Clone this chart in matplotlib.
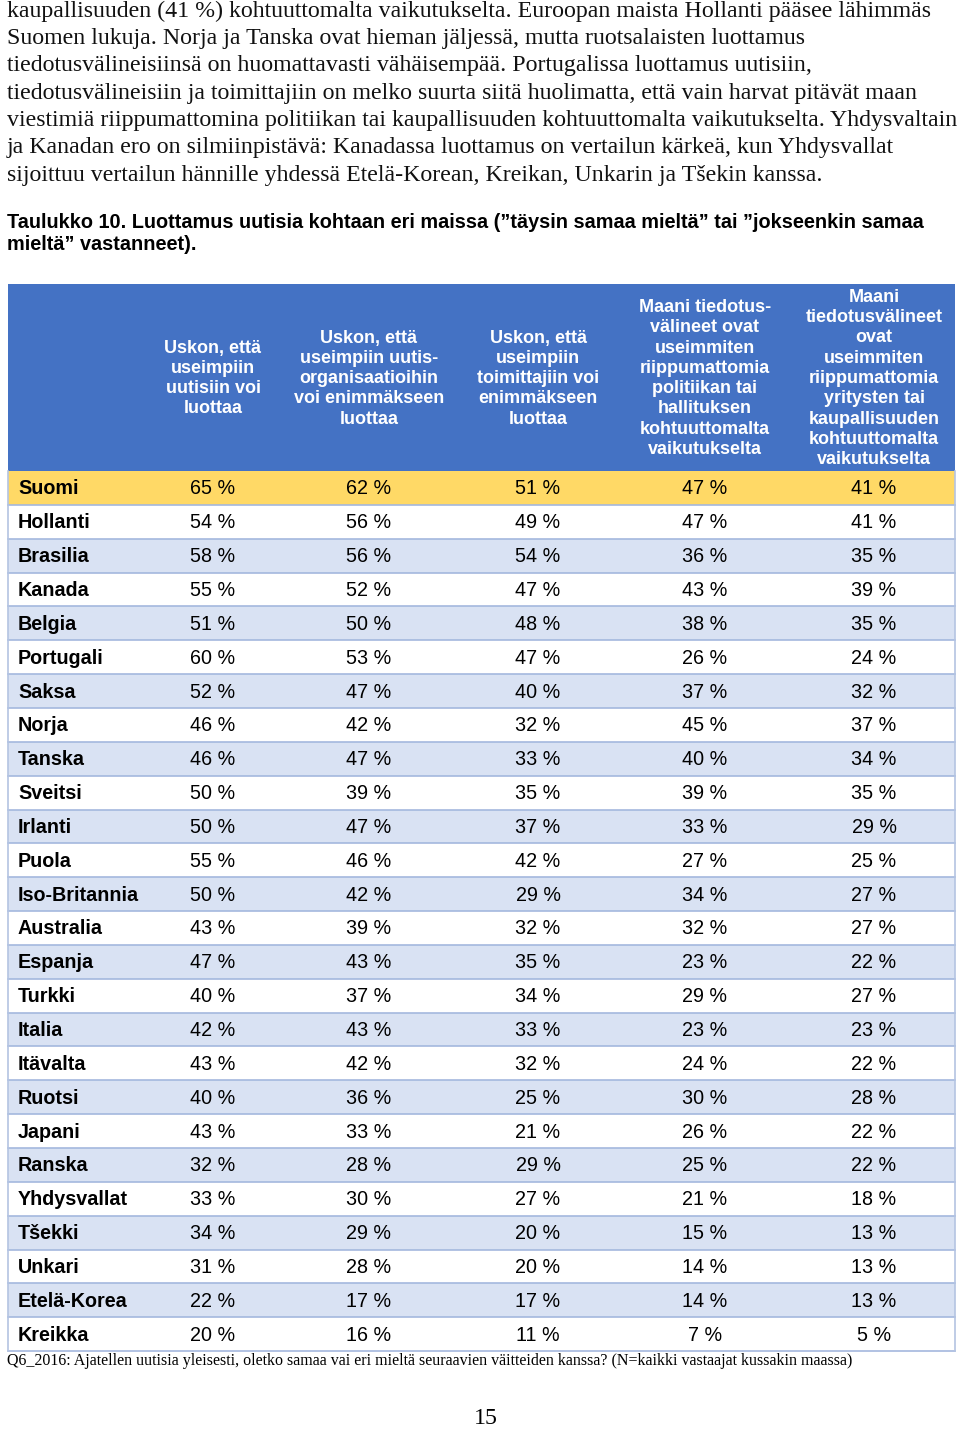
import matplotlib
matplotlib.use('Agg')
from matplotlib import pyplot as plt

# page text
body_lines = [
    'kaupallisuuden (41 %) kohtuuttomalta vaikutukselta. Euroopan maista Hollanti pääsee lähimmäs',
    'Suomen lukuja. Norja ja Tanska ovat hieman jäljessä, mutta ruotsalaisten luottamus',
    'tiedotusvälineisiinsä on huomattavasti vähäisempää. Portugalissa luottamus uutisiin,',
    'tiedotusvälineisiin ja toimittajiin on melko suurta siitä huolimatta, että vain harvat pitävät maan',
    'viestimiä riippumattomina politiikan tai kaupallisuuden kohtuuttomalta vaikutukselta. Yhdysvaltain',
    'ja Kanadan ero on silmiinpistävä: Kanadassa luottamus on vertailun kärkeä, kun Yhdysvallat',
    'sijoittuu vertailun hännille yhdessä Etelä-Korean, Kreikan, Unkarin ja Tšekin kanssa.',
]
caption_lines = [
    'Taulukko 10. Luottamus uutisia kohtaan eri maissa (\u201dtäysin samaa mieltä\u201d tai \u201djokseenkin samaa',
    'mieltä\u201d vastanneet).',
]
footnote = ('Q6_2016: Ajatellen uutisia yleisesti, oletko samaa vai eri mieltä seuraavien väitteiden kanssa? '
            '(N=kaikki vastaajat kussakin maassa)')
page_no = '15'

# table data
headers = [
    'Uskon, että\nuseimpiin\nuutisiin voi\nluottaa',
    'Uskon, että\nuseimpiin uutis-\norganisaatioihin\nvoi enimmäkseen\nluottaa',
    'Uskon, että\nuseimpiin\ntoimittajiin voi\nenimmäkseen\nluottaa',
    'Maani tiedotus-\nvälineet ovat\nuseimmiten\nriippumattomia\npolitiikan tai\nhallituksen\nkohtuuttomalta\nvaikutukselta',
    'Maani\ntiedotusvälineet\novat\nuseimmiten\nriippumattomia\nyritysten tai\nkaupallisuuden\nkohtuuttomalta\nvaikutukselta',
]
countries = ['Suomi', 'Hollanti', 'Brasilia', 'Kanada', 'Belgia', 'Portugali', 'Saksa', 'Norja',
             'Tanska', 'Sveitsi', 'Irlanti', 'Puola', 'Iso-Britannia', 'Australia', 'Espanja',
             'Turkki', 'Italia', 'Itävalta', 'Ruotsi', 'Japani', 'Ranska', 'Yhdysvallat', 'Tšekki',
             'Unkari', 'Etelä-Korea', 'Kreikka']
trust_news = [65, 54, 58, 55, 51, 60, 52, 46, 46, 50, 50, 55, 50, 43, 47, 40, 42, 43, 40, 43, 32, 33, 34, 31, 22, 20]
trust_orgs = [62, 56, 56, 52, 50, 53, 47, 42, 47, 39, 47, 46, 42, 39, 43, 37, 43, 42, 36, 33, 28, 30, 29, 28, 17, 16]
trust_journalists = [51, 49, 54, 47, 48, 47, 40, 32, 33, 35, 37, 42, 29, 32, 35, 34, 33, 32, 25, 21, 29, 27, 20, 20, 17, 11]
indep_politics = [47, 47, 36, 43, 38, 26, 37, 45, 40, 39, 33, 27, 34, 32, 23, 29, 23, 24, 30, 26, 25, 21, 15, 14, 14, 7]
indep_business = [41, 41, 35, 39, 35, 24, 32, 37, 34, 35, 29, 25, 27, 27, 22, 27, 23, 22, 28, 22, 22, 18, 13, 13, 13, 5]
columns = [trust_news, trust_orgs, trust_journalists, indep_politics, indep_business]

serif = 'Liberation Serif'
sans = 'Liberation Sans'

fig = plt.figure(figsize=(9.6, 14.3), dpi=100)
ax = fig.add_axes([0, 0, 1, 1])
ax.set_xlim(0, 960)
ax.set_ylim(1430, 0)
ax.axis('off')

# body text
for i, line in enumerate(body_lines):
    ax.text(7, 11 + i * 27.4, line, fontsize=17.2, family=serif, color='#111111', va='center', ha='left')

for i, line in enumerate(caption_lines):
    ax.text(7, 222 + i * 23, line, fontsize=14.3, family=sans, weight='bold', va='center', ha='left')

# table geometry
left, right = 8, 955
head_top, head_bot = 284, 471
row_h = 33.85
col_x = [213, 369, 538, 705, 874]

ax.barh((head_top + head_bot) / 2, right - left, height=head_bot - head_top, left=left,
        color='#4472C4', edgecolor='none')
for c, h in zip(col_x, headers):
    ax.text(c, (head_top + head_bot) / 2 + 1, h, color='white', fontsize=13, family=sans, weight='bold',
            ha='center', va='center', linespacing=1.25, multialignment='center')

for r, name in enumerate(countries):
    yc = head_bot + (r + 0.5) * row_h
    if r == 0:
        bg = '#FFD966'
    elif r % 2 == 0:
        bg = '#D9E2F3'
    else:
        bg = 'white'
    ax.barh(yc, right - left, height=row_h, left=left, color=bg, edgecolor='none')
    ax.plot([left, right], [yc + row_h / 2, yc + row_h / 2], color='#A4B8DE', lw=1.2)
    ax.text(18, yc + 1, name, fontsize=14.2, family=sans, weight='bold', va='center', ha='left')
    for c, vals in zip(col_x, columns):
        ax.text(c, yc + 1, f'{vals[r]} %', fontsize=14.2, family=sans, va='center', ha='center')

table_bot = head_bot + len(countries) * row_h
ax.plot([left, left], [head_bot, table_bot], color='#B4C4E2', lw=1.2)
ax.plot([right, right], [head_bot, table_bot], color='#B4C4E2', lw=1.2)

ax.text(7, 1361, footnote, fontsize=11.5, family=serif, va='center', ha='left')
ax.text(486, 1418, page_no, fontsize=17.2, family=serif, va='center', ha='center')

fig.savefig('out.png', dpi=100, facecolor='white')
....
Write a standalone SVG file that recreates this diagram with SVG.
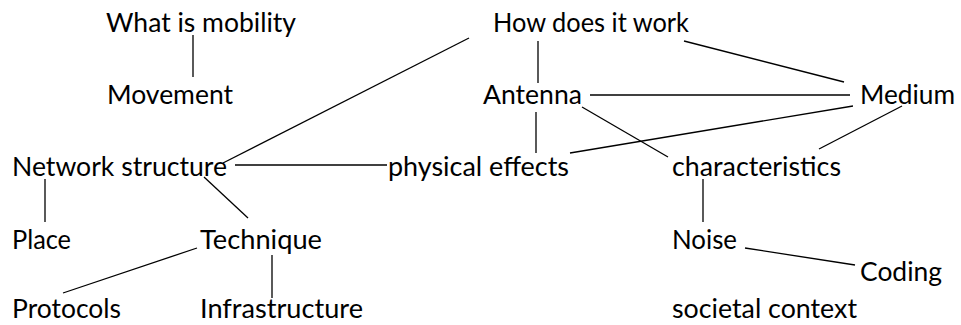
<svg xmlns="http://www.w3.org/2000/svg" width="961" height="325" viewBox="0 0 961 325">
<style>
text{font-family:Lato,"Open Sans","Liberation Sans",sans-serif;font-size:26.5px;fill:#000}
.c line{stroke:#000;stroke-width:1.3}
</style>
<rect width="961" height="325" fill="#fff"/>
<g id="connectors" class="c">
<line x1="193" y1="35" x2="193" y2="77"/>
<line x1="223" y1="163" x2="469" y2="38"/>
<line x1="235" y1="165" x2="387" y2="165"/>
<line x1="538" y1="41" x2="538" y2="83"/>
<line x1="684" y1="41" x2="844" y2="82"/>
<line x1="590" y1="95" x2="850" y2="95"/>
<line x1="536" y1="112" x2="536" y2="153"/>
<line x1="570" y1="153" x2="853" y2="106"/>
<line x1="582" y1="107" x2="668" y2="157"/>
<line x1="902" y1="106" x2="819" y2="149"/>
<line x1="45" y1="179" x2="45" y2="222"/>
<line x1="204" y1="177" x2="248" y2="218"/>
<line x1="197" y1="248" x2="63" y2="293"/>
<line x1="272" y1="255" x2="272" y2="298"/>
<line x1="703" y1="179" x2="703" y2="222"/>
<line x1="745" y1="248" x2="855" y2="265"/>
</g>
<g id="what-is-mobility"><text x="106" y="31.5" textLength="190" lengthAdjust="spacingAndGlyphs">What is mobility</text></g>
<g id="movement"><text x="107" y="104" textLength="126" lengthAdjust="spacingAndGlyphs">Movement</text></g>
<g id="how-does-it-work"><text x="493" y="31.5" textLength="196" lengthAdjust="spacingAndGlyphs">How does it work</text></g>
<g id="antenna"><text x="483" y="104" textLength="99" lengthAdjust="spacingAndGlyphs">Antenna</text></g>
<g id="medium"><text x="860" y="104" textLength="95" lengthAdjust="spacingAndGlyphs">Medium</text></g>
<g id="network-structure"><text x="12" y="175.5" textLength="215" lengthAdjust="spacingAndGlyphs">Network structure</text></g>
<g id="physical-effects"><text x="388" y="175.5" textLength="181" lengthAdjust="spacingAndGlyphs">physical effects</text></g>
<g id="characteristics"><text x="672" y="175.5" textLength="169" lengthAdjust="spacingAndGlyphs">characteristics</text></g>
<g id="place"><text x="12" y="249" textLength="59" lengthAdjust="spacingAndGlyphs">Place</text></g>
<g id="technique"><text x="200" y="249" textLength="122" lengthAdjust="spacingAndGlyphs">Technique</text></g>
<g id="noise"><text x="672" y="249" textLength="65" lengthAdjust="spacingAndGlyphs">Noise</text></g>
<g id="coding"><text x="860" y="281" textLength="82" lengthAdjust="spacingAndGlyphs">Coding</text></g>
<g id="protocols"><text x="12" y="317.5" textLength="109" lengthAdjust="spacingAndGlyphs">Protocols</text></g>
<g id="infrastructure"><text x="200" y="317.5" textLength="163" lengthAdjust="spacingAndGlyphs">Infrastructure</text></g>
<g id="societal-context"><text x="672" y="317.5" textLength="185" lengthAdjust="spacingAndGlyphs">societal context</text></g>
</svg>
....
_Problem to solve_.
Tally the lines of the listing in which the word "this" occurs, and state the total alone.

_Exercise result_.
2